Two tee-shirts at Lowe’s

Portsmouth BreweryIt’s midday on a Sunday. I live in west Houston and I had just driven over to the local Lowe’s hardware store to buy a new mailbox. Someone had decided to slam their car into my old one late Friday night and the mailman complained to me on Saturday.

I’m thinking that my whole investment at Lowe’s should be less than ten bucks for a plastic mailbox and the small piece of wood I need to mount it on my old mail post.

I walk into the store and ask the first employee I see: “Mailboxes?” A model of efficiency: short and to the point don’t you think?

She gives me a funny look and rolls her eyes back inside her head like she’s looking for the answer. It takes maybe thirty seconds until she finally says, “Aisle seventeen.”

Great, I’m at aisle one. I was hoping to do this whole shopping spree in less time than it took for her to answer and now I gotta walk all the way across the store.

I’m a fast walker but it still takes more than a minute to get to aisle seventeen. I turn and walk quickly to where the mailboxes are when behind me I hear, “Oh, sir, can you come here a second? I want to show you what my husband is wearing.”

Now there’s something I didn’t expect to hear when I entered this store.

I’m confused, a little, but I walk back toward the attractive 30-something brunette. She’s at the end of the aisle pointing towards her husband who’s two aisles down.
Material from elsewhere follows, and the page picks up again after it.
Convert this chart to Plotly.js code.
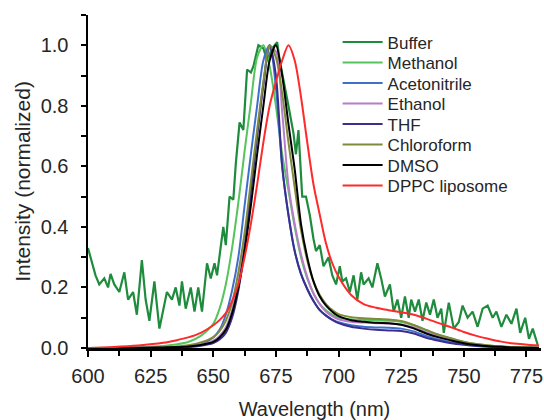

When I reach the end of the aisle she says, “look at his tee-shirt. It’s the same as yours.”

Well, I look at his and then I have to look at mine. I’m a guy; I haven’t a clue what shirt I picked out this morning.

Turns out I’m wearing a Portsmouth Brewery souvenir tee-shirt I picked up last December when I was visiting my son in New Hampshire. That guy two aisles down, the husband of the lady standing next to me, is wearing the same souvenir shirt in the same color.

“It’s his favorite shirt,” says the wife. “He won’t let me throw it away even though it’s old and faded. He just loves their beer and that shirt!”

I wave to him. We both seem a little bit embarrassed by the whole matter.

“Hmm. I was just there a few months ago. My son lives up there.”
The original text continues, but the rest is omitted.